Majority Of Americans Say Political Correctness ‘Silences Important Discussions'
Political correctness, or the pressure to be “PC”, seems to have made most Americans too uncomfortable to share their views, especially political ones, suggests a new survey.
According to a survey by the Cato Institute, 71 per cent of Americans “believe that political correctness has silenced important discussions our society needs to have”, and 58 per cent are too hesitant to share their political views.
It also says that Democrats are more open with their political views than Republicans.
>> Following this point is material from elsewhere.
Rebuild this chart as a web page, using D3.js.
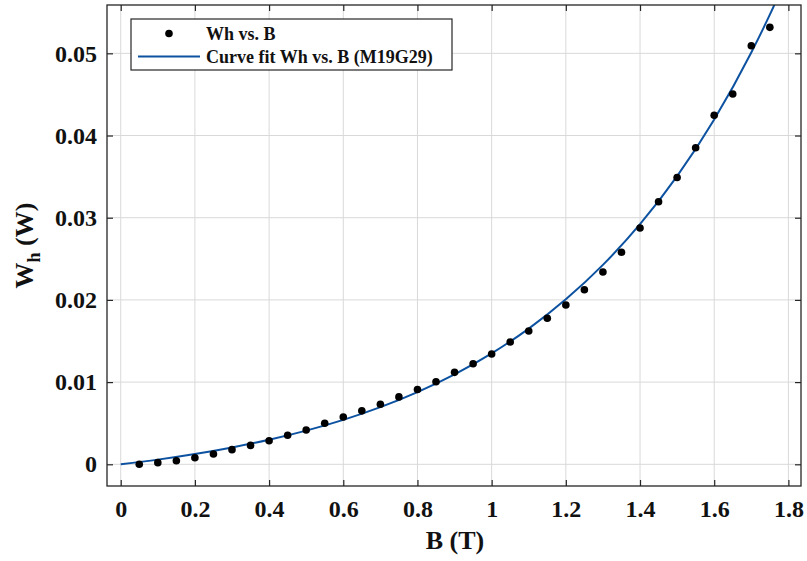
<!DOCTYPE html>
<html>
<head>
<meta charset="utf-8">
<script src="https://cdn.jsdelivr.net/npm/d3@7/dist/d3.min.js"></script>
<style>
  html, body { margin: 0; padding: 0; background: #fff; }
  svg { display: block; }
  text { font-family: "Liberation Serif", "Times New Roman", serif; font-weight: bold; fill: #111; }
</style>
</head>
<body>
<svg id="chart" width="807" height="561"></svg>
<script>
// Measured hysteresis loss Wh (W) against flux density B (T)
const fluxB = [0.05, 0.10, 0.15, 0.20, 0.25, 0.30, 0.35, 0.40, 0.45, 0.50,
               0.55, 0.60, 0.65, 0.70, 0.75, 0.80, 0.85, 0.90, 0.95, 1.00,
               1.05, 1.10, 1.15, 1.20, 1.25, 1.30, 1.35, 1.40, 1.45, 1.50,
               1.55, 1.60, 1.65, 1.70, 1.75];
const lossWh = [0.0000, 0.0002, 0.00044, 0.0008, 0.00125, 0.00178, 0.0023, 0.00287, 0.00353, 0.00417,
                0.0050, 0.00575, 0.0065, 0.0073, 0.0082, 0.0091, 0.01005, 0.01119, 0.01224, 0.01342,
                0.01488, 0.01622, 0.01776, 0.01938, 0.02124, 0.0234, 0.0258, 0.02875, 0.03195, 0.0349,
                0.03852, 0.04246, 0.04505, 0.05092, 0.05316];

// Fitted curve (M19G29), sampled along B
const fitB  = [0, 0.1, 0.2, 0.3, 0.4, 0.5, 0.6, 0.7, 0.8, 0.9, 1.0,
               1.1, 1.2, 1.3, 1.4, 1.5, 1.6, 1.7, 1.75, 1.8];
const fitWh = [0, 0.00057, 0.00125, 0.00205, 0.00299, 0.0041, 0.00541, 0.00696, 0.00879, 0.01095, 0.0135,
               0.01651, 0.02007, 0.02426, 0.02921, 0.03506, 0.04196, 0.05011, 0.0547, 0.05974];

const xTicks = [0, 0.2, 0.4, 0.6, 0.8, 1, 1.2, 1.4, 1.6, 1.8];
const yTicks = [0, 0.01, 0.02, 0.03, 0.04, 0.05];

const legendLabels = ["Wh vs. B", "Curve fit Wh vs. B (M19G29)"];

const svg = d3.select("#chart");
const L = 107, R = 801, T = 5, B = 486;

const x = d3.scaleLinear().domain([-0.037, 1.834]).range([L, R]);
const y = d3.scaleLinear().domain([-0.00264, 0.05588]).range([B, T]);

const axisColor = "#262626";
const gridColor = "#d9d9d9";
const fitColor = "#0d52a0";

// grid
const grid = svg.append("g");
grid.selectAll("line.gx").data(xTicks).join("line")
  .attr("x1", d => x(d)).attr("x2", d => x(d))
  .attr("y1", T).attr("y2", B)
  .attr("stroke", gridColor).attr("stroke-width", 1);
grid.selectAll("line.gy").data(yTicks).join("line")
  .attr("x1", L).attr("x2", R)
  .attr("y1", d => y(d)).attr("y2", d => y(d))
  .attr("stroke", gridColor).attr("stroke-width", 1);

// clip region for the data
svg.append("defs").append("clipPath").attr("id", "plotArea")
  .append("rect").attr("x", L).attr("y", T).attr("width", R - L).attr("height", B - T);

// fit curve
const line = d3.line().x((d, i) => x(fitB[i])).y((d, i) => y(fitWh[i])).curve(d3.curveMonotoneX);
svg.append("path")
  .attr("clip-path", "url(#plotArea)")
  .attr("d", line(fitB))
  .attr("fill", "none")
  .attr("stroke", fitColor)
  .attr("stroke-width", 2);

// measured points
svg.append("g").attr("clip-path", "url(#plotArea)")
  .selectAll("circle").data(fluxB).join("circle")
  .attr("cx", (d) => x(d))
  .attr("cy", (d, i) => y(lossWh[i]))
  .attr("r", 3.8)
  .attr("fill", "#000");

// axes: ticks point inward on all four sides
const tickLen = 6;
const xAxisB = d3.axisBottom(x).tickValues(xTicks).tickSize(-tickLen).tickPadding(14).tickFormat(d3.format("~g"));
const xAxisT = d3.axisTop(x).tickValues(xTicks).tickSize(-tickLen).tickFormat("");
const yAxisL = d3.axisLeft(y).tickValues(yTicks).tickSize(-tickLen).tickPadding(10).tickFormat(d3.format("~g"));
const yAxisR = d3.axisRight(y).tickValues(yTicks).tickSize(-tickLen).tickFormat("");

function styleAxis(g) {
  g.select(".domain").remove();
  g.selectAll(".tick line").attr("stroke", axisColor).attr("stroke-width", 1.2);
  g.selectAll(".tick text").style("font-size", "24px").style("font-family", "Liberation Serif, serif")
    .style("font-weight", "bold").attr("fill", "#111");
}
svg.append("g").attr("transform", `translate(0,${B})`).call(xAxisB).call(styleAxis);
svg.append("g").attr("transform", `translate(0,${T})`).call(xAxisT).call(styleAxis);
svg.append("g").attr("transform", `translate(${L},0)`).call(yAxisL).call(styleAxis);
svg.append("g").attr("transform", `translate(${R},0)`).call(yAxisR).call(styleAxis);

// frame
svg.append("rect").attr("x", L).attr("y", T).attr("width", R - L).attr("height", B - T)
  .attr("fill", "none").attr("stroke", axisColor).attr("stroke-width", 1.3);

// axis titles
svg.append("text").attr("x", 455).attr("y", 549).attr("text-anchor", "middle")
  .style("font-size", "26px").text("B (T)");
const yt = svg.append("text").attr("transform", `translate(33,${(T + B) / 2}) rotate(-90)`)
  .attr("text-anchor", "middle").style("font-size", "26px");
yt.append("tspan").text("W");
yt.append("tspan").attr("dy", 7).style("font-size", "18px").text("h");
yt.append("tspan").attr("dy", -7).text(" (W)");

// legend
const lg = svg.append("g");
lg.append("rect").attr("x", 131).attr("y", 19).attr("width", 321).attr("height", 51)
  .attr("fill", "#fff").attr("stroke", axisColor).attr("stroke-width", 1.2);
lg.append("circle").attr("cx", 169).attr("cy", 33.5).attr("r", 3.8).attr("fill", "#000");
lg.append("line").attr("x1", 138).attr("x2", 200).attr("y1", 56.5).attr("y2", 56.5)
  .attr("stroke", fitColor).attr("stroke-width", 2);
lg.selectAll("text").data(legendLabels).join("text")
  .attr("x", 206).attr("y", (d, i) => 39.5 + i * 23)
  .style("font-size", "18px").text(d => d);
</script>
</body>
</html>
While 53 per cent of Americans said they do not feel the need to self-censor, a majority of Republicans and Independents (73 per cent and 58 per cent respectively) said “they keep some of their political beliefs to themselves”. Liberals are more likely to say that certain types of speech are offensive. For eg, they will speak out when they hear someone being homophobic or Islamophobic.
The findings were published in the Cato Institute’s 2017 Free Speech and Tolerance Survey, and interviewed 2,300 adults across the country.
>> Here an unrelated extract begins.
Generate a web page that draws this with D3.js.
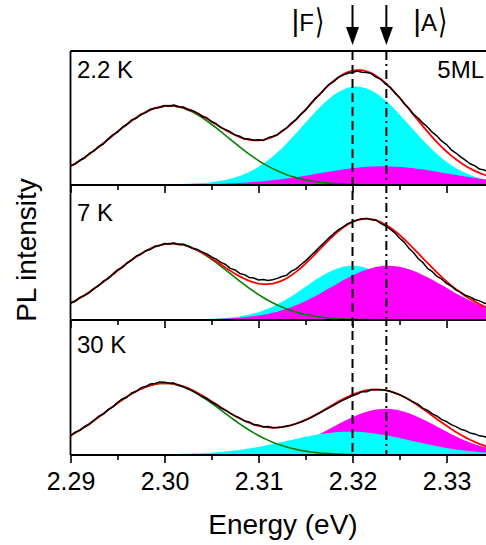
<!DOCTYPE html>
<html><head><meta charset="utf-8">
<script src="https://cdn.jsdelivr.net/npm/d3@7"></script>
<style>
html,body{margin:0;padding:0;background:#fff;}
svg{display:block;font-family:"Liberation Sans",Arial,sans-serif;}
</style></head>
<body><svg id="c" width="486" height="545"></svg>
<script>
// ---------- data ----------
const panelLabels = ["2.2 K", "7 K", "30 K"];
const sampleLabel = "5ML";
const xMajorTicks = [2.29, 2.30, 2.31, 2.32, 2.33];
const xMinorTicks = [2.295, 2.305, 2.315, 2.325];
const stateF = 2.3200, stateA = 2.3236;
const stateNames = ["F", "A"];

// Gaussian fit components per panel (center eV, amplitude, sigma eV)
const greenCenter = [2.3005, 2.3008, 2.3000];
const greenAmp    = [0.59, 0.57, 0.535];
const greenSigma  = [0.0062, 0.0062, 0.0062];
const cyanCenter  = [2.3204, 2.3200, 2.3197];
const cyanAmp     = [0.73, 0.40, 0.17];
const cyanSigma   = [0.0056, 0.0050, 0.0065];
const magCenter   = [2.3232, 2.3238, 2.3235];
const magAmp      = [0.135, 0.40, 0.34];
const magSigma    = [0.0068, 0.0060, 0.0055];
const fillOrder = [["cyan","magenta"],["cyan","magenta"],["magenta","cyan"]];

// measured PL minus fit (thousandths), every 0.5 meV from 2.2900 eV
const residual1 = [4,-5,2,-4,5,-2,4,-6,2,5,-4,3,-2,6,-5,2,-4,5,0,-5,
  4,-4,6,-2,5,-5,3,2,-4,6,0,5,-2,4,7,1,6,-3,5,0,
  4,-5,6,2,-4,5,0,6,-2,4,-5,2,5,-3,1,4,-6,-1,-5,-8,
  -13,-7,-15,-9,-4,-11,-2,-8,1,-5,
  2,-3,5,3,18,24,35,36,46,44,
  52,43,47,44,42,35,38,29,36,28];
const residual2 = [2,-4,5,-2,-5,3,-1,5,-4,2,6,-5,3,-2,5,-4,2,-6,4,-1,
  5,-2,4,-5,6,2,-4,5,4,11,10,17,16,24,18,28,22,31,25,33,
  26,35,28,29,30,31,23,31,22,24,21,20,18,17,15,14,12,11,5,6,
  0,1,1,2,-6,0,-10,-10,-13,-14,
  -23,-22,-33,-31,-40,-33,-41,-28,-29,-16,
  -15,-6,-6,4,5,15,16,24,24,30];
const residual3 = [-4,5,-3,4,-5,2,6,-4,5,-3,4,7,-4,6,-1,8,2,10,4,11,
  7,0,6,-3,-2,-5,-4,-6,-8,-3,-7,-1,-6,1,-1,0,4,-2,6,-3,
  5,-1,7,0,1,1,2,0,0,-1,-2,-4,-3,-5,-5,-6,-7,-8,-8,-9,
  -9,-10,-3,-11,-2,-3,-1,0,0,-1,
  1,1,2,2,10,4,14,14,22,22,
  32,33,40,42,51,51,60,60,68,68];
const residuals = [residual1, residual2, residual3];
const gridStart = 2.29, gridStep = 0.0005;

// ---------- layout ----------
const svg = d3.select("#c");
const left = 70.5, right = 486;
const panelTop = [51, 185, 320];
const panelBottom = [185, 320, 455];
const x = d3.scaleLinear().domain([2.29, 2.3342]).range([left, right]);
const energies = residual1.map((_, i) => gridStart + i * gridStep);
const gauss = (e, c, a, s) => a * Math.exp(-((e - c) ** 2) / (2 * s * s));

svg.append("defs").append("clipPath").attr("id","clip")
  .append("rect").attr("x", left).attr("y", 51).attr("width", right - left).attr("height", 405);

const colors = {cyan: "#00ffff", magenta: "#ff00ff"};

panelTop.forEach((top, p) => {
  const bottom = panelBottom[p];
  const y = d3.scaleLinear().domain([0, 1]).range([bottom, bottom - 134]);
  const g = svg.append("g");
  const plot = g.append("g").attr("clip-path", "url(#clip)");
  const comp = {
    green: e => gauss(e, greenCenter[p], greenAmp[p], greenSigma[p]),
    cyan: e => gauss(e, cyanCenter[p], cyanAmp[p], cyanSigma[p]),
    magenta: e => gauss(e, magCenter[p], magAmp[p], magSigma[p])
  };
  const fit = e => comp.green(e) + comp.cyan(e) + comp.magenta(e);

  g.append("line").attr("x1", left).attr("x2", right).attr("y1", bottom).attr("y2", bottom)
    .attr("stroke", "#000").attr("stroke-width", 1.8);

  fillOrder[p].forEach(name => {
    const area = d3.area().x(e => x(e)).y0(y(0)).y1(e => y(comp[name](e)));
    plot.append("path").datum(energies).attr("d", area)
      .attr("fill", colors[name]).attr("stroke", colors[name]).attr("stroke-width", 1.2);
  });
  const line = f => d3.line().x(e => x(e)).y(e => y(f(e)));
  plot.append("path").datum(energies).attr("d", line(comp.green))
    .attr("fill", "none").attr("stroke", "#008000").attr("stroke-width", 1.6);
  plot.append("path").datum(energies).attr("d", line(fit))
    .attr("fill", "none").attr("stroke", "#ff0000").attr("stroke-width", 1.8);
  const res = residuals[p];
  plot.append("path").datum(energies.map((e, i) => [e, fit(e) + res[i] / 1000]))
    .attr("d", d3.line().x(d => x(d[0])).y(d => y(d[1])))
    .attr("fill", "none").attr("stroke", "#000").attr("stroke-width", 1.5).attr("stroke-linejoin","round");

  const major = d3.axisBottom(x).tickValues(xMajorTicks).tickSize(8).tickSizeOuter(0)
    .tickFormat(p === 2 ? d3.format(".2f") : () => "").tickPadding(9);
  const minor = d3.axisBottom(x).tickValues(xMinorTicks).tickSize(5).tickSizeOuter(0).tickFormat(() => "");
  const ax = g.append("g").attr("transform", `translate(0,${bottom})`).call(major);
  const axm = g.append("g").attr("transform", `translate(0,${bottom})`).call(minor);
  [ax, axm].forEach(a => {
    a.select(".domain").remove();
    a.selectAll(".tick line").attr("stroke", "#000").attr("stroke-width", 1.6);
    a.selectAll("text").attr("font-size", 25).attr("fill", "#000")
      .attr("font-family", "'Liberation Sans', Arial, sans-serif");
  });

  const labelY = [78, 221, 353][p];
  g.append("text").attr("x", 77).attr("y", labelY).attr("font-size", 24).text(panelLabels[p]);
});

svg.append("line").attr("x1", left).attr("x2", left).attr("y1", 51).attr("y2", 455)
  .attr("stroke", "#000").attr("stroke-width", 1.8);
svg.append("line").attr("x1", left).attr("x2", right).attr("y1", 51).attr("y2", 51)
  .attr("stroke", "#000").attr("stroke-width", 1.8);

svg.append("text").attr("x", 484).attr("y", 78).attr("text-anchor", "end")
  .attr("font-size", 24).text(sampleLabel);

svg.append("line").attr("x1", x(stateF)).attr("x2", x(stateF)).attr("y1", 51).attr("y2", 455)
  .attr("stroke", "#000").attr("stroke-width", 2).attr("stroke-dasharray", "9,5");
svg.append("line").attr("x1", x(stateA)).attr("x2", x(stateA)).attr("y1", 51).attr("y2", 455)
  .attr("stroke", "#000").attr("stroke-width", 2).attr("stroke-dasharray", "9,4,2,4");

[stateF, stateA].forEach(e => {
  const cx = x(e);
  svg.append("line").attr("x1", cx).attr("x2", cx).attr("y1", 5).attr("y2", 30)
    .attr("stroke", "#000").attr("stroke-width", 2);
  svg.append("path").attr("d", `M${cx - 6.5},27 L${cx + 6.5},27 L${cx},45 Z`).attr("fill", "#000");
});
// ket labels |F⟩ and |A⟩
[[314, stateNames[0]], [437, stateNames[1]]].forEach(([ex, name]) => {
  const t = svg.append("text").attr("x", ex).attr("y", 31).attr("text-anchor", "end");
  t.append("tspan").attr("font-size", 30).attr("font-weight", 300).text("|");
  t.append("tspan").attr("font-size", 24).text(name);
  svg.append("text").attr("transform", `translate(${ex + 0.5},32.5) scale(0.7,1)`)
    .attr("font-size", 34).attr("font-family", "'DejaVu Sans', sans-serif")
    .attr("font-weight", 200).text("\u27E9");
});

svg.append("text").attr("x", 283).attr("y", 534).attr("text-anchor", "middle")
  .attr("font-size", 28).text("Energy (eV)");
svg.append("text").attr("transform", "translate(36,250) rotate(-90)").attr("text-anchor", "middle")
  .attr("font-size", 28).text("PL intensity");
</script></body></html>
The political situation has a big impact on social relations and communication too. The survey found 61 per cent of Hillary Clinton voters found it “hard” to be friends with Trump voters. However, 64 per cent of Trump supporters said that it wasn't hard to be friends with people who voted for Clinton.
Most Americans seemed to agree that higher educational institutes must be platforms of debate. Sixty-five per cent of Americans said it was important for colleges to expose students to different viewpoints, even if those viewpoints are controversial.